Güvenli motosiklet sürmenin Türkiye'de mümkün olduğunu aktaran Akçay, "Trafik düzenlemesi olursa ve yeterince eğitim verilirse İstanbul trafiği motosiklete doğru kayar. Dolayısıyla trafikte müthiş bir rahatlama yaşanır." değerlendirmesini yaptı.
Akçay, kask, koruyucu mont, pantolon, ayakkabı ve eldivenin de fiyatının çok yüksek olduğunu, motosiklete özendirmek için bu ürünlerden Özel Tüketim Vergisi (ÖTV) alınmaması gerektiğini anlattı.
Motosiklet yolu olursa insanların daha rahat ve kolay ulaşım sağlayabileceğini vurgulayan Akçay, "Motosiklet hız limitleri, araba hız limitlerine eşitlenirse bu büyük bir çözüm sağlayacaktır. Bunun için de sanıyorum birtakım çalışmalar var. Umuyorum olumlu sonuçlanacaktır." dedi.
"B sınıfı ehliyetle kurs olmadan 125 cc motosiklet kullanılmamalı"
Türkiye'de şu anda B sınıfı ehliyetle 50 cc motosiklet kullanılabildiğini dile getiren Akçay, bu ehliyetle 125 cc motosiklet kullanılmasının bazı riskleri beraberinde getirdiğine değindi.
Akçay, "Bunun yapılabilmesi için de belli kurumlarda bu işin kursunun alınması gerekiyor. 'Bende B sınıfı ehliyet var. Çıkayım, işte 125'lik motosiklet kullanayım.' diye bir şey yok." ifadelerini kullandı.
Otomobil ile motosiklet kullanımının birbirinden çok farklı olduğunun altını çizen Akçay, paket getiren kuryelerin trafik kurallarına uygun motosiklet kullanmaları için tüketicilerin biraz daha sabırlı olması gerektiğini bildirdi.
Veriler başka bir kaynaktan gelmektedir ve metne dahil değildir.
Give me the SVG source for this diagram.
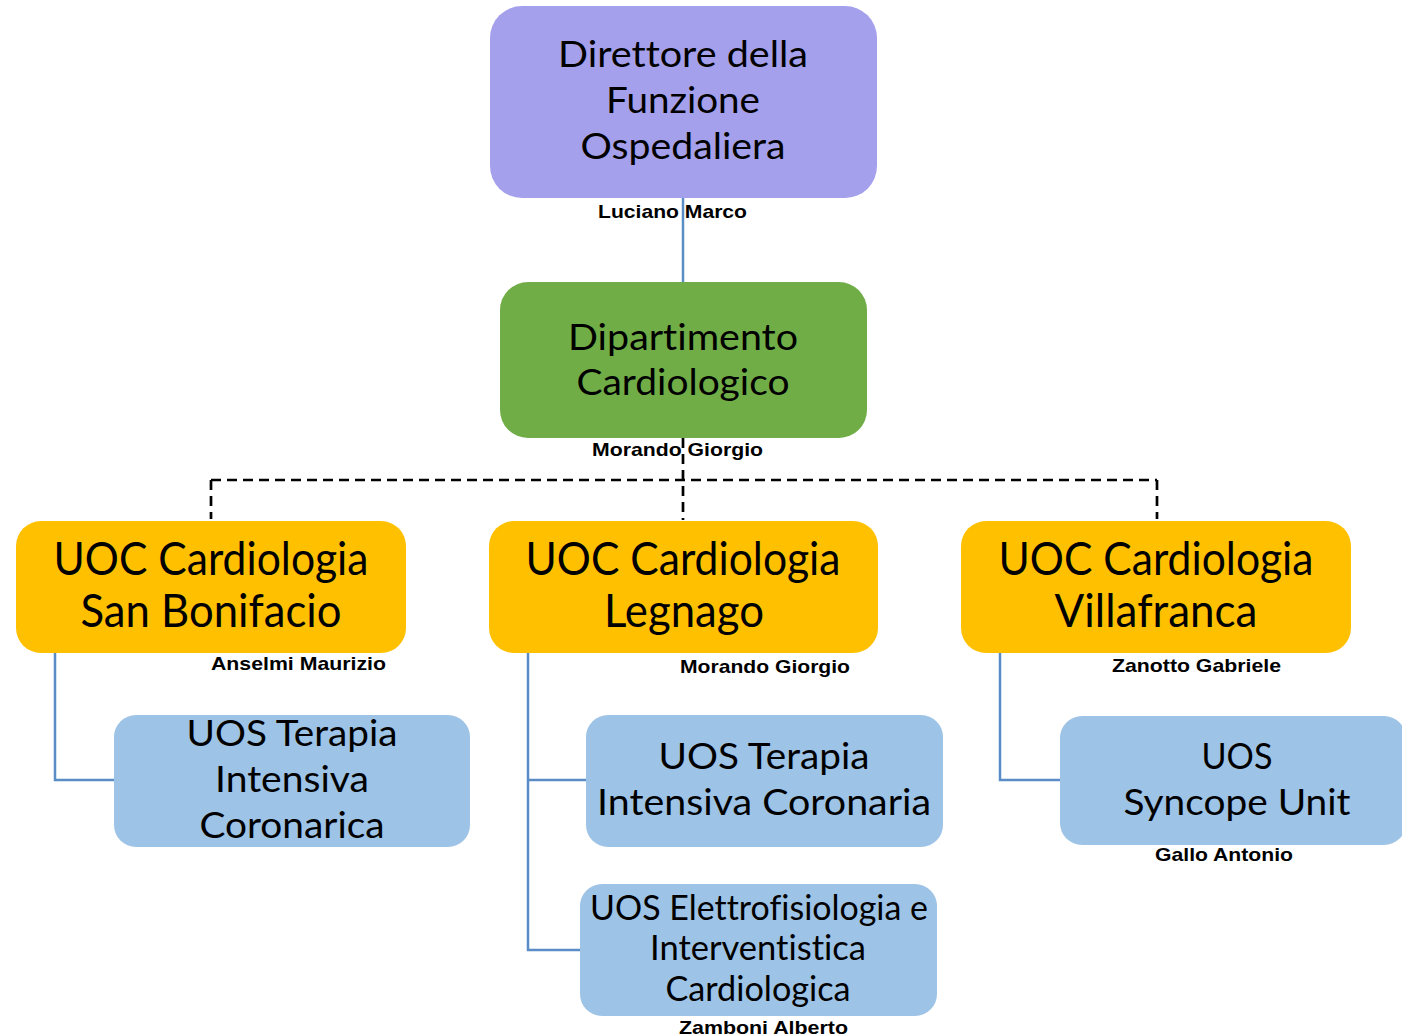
<svg xmlns="http://www.w3.org/2000/svg" width="1402" height="1036" viewBox="0 0 1402 1036">
<style>
.box{stroke:none}
.t{font-family:"Lato","Open Sans","Noto Sans",sans-serif;fill:#000;text-anchor:middle;font-variant-ligatures:none}
.n{font-family:"Liberation Sans",Arial,sans-serif;font-weight:bold;font-size:19px;fill:#000;text-anchor:start}
.blue{fill:none;stroke:#5A8CC6;stroke-width:2.5}
.dash{fill:none;stroke:#000;stroke-width:2.7;stroke-dasharray:10 6}
</style>
<rect width="1402" height="1036" fill="#fff"/>
<g id="connectors">
<path class="blue" d="M683 198V282"/>
<path class="dash" d="M211 480H1157M211 480V519M683 438V520M1157 480V519"/>
<path class="blue" d="M55 653V780H114"/>
<path class="blue" d="M528 653V950H580M528 780H586"/>
<path class="blue" d="M1000 653V780H1060"/>
</g>
<g id="direttore">
<rect class="box" x="490" y="6" width="387" height="192" rx="32" fill="#A5A0EC"/>
<text class="t" font-size="37"><tspan x="683" y="67" textLength="250" lengthAdjust="spacingAndGlyphs">Direttore della</tspan><tspan x="683" y="113" textLength="154" lengthAdjust="spacingAndGlyphs">Funzione</tspan><tspan x="683" y="159" textLength="205" lengthAdjust="spacingAndGlyphs">Ospedaliera</tspan></text>
<text class="n" x="598" y="218" textLength="149" lengthAdjust="spacingAndGlyphs">Luciano Marco</text>
</g>
<g id="dipartimento">
<rect class="box" x="500" y="282" width="367" height="156" rx="28" fill="#70AD47"/>
<text class="t" font-size="37"><tspan x="683" y="350" textLength="230" lengthAdjust="spacingAndGlyphs">Dipartimento</tspan><tspan x="683" y="395" textLength="213" lengthAdjust="spacingAndGlyphs">Cardiologico</tspan></text>
<text class="n" x="592" y="456" textLength="171" lengthAdjust="spacingAndGlyphs">Morando Giorgio</text>
</g>
<g id="uoc-sanbonifacio">
<rect class="box" x="16" y="521" width="390" height="132" rx="25" fill="#FFC000"/>
<text class="t" font-size="46"><tspan x="211" y="575" textLength="315" lengthAdjust="spacingAndGlyphs">UOC Cardiologia</tspan><tspan x="211" y="627" textLength="261" lengthAdjust="spacingAndGlyphs">San Bonifacio</tspan></text>
<text class="n" x="211" y="670" textLength="175" lengthAdjust="spacingAndGlyphs">Anselmi Maurizio</text>
</g>
<g id="uoc-legnago">
<rect class="box" x="489" y="521" width="389" height="132" rx="25" fill="#FFC000"/>
<text class="t" font-size="46"><tspan x="683" y="575" textLength="315" lengthAdjust="spacingAndGlyphs">UOC Cardiologia</tspan><tspan x="684" y="627" textLength="160" lengthAdjust="spacingAndGlyphs">Legnago</tspan></text>
<text class="n" x="680" y="673" textLength="170" lengthAdjust="spacingAndGlyphs">Morando Giorgio</text>
</g>
<g id="uoc-villafranca">
<rect class="box" x="961" y="521" width="390" height="132" rx="25" fill="#FFC000"/>
<text class="t" font-size="46"><tspan x="1156" y="575" textLength="315" lengthAdjust="spacingAndGlyphs">UOC Cardiologia</tspan><tspan x="1156" y="627" textLength="203" lengthAdjust="spacingAndGlyphs">Villafranca</tspan></text>
<text class="n" x="1112" y="672" textLength="169" lengthAdjust="spacingAndGlyphs">Zanotto Gabriele</text>
</g>
<g id="uos-tic-sanbonifacio">
<rect class="box" x="114" y="715" width="356" height="132" rx="22" fill="#9DC3E6"/>
<text class="t" font-size="37"><tspan x="292" y="746" textLength="211" lengthAdjust="spacingAndGlyphs">UOS Terapia</tspan><tspan x="292" y="792" textLength="154" lengthAdjust="spacingAndGlyphs">Intensiva</tspan><tspan x="292" y="838" textLength="185" lengthAdjust="spacingAndGlyphs">Coronarica</tspan></text>
</g>
<g id="uos-tic-legnago">
<rect class="box" x="586" y="715" width="357" height="132" rx="22" fill="#9DC3E6"/>
<text class="t" font-size="37"><tspan x="764" y="769" textLength="211" lengthAdjust="spacingAndGlyphs">UOS Terapia</tspan><tspan x="764" y="815" textLength="334" lengthAdjust="spacingAndGlyphs">Intensiva Coronaria</tspan></text>
</g>
<g id="uos-elettrofisiologia">
<rect class="box" x="580" y="884" width="357" height="132" rx="22" fill="#9DC3E6"/>
<text class="t" font-size="34"><tspan x="759" y="920" textLength="338" lengthAdjust="spacingAndGlyphs">UOS Elettrofisiologia e</tspan><tspan x="758" y="960" textLength="216" lengthAdjust="spacingAndGlyphs">Interventistica</tspan><tspan x="758" y="1001" textLength="185" lengthAdjust="spacingAndGlyphs">Cardiologica</tspan></text>
<text class="n" x="679" y="1034" textLength="169" lengthAdjust="spacingAndGlyphs">Zamboni Alberto</text>
</g>
<g id="uos-syncope">
<rect class="box" x="1060" y="716" width="346" height="129" rx="22" fill="#9DC3E6"/>
<text class="t" font-size="37"><tspan x="1237" y="769" textLength="71" lengthAdjust="spacingAndGlyphs">UOS</tspan><tspan x="1237" y="815" textLength="227" lengthAdjust="spacingAndGlyphs">Syncope Unit</tspan></text>
<text class="n" x="1155" y="861" textLength="138" lengthAdjust="spacingAndGlyphs">Gallo Antonio</text>
</g>
</svg>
"Sokaklar köpeklerin yeri olmamalı"
Motosiklet sürücülerinin doğayı ve hayvanları çok sevdiğini de aktaran Akçay, şu ifadeleri kullandı:
"Köpekler bizim en büyük dostlarımız. Onlarla birlikte olmayı gerçekten çok seviyoruz ama sokaklar köpeklerin yeri olmamalı. Yani sokakta başıboş dolaşan hayvanlar olmamalı. Çünkü onlar zarar görüyorlar. Bu sadece motosiklet için değil. Bu hayvanlara kamyon da çarpabiliyor, araba da çarpabiliyor fakat kamyon ve araba çarptığında zayiatı sadece o zavallı sokakta yaşamaya mahkum edilmiş köpek çekiyor, yaralanıyor ya da ölebiliyor. Ancak motosikletle bir köpeğe çarpıldığı zaman hem o zavallı hayvan zarar görüyor hem de motosiklet sürücüsü büyük zarar görüyor."
Akçay, motosiklet kullanımının artması için bunlar için kentte park yeri yapılması gerektiğini de sözlerine ekledi.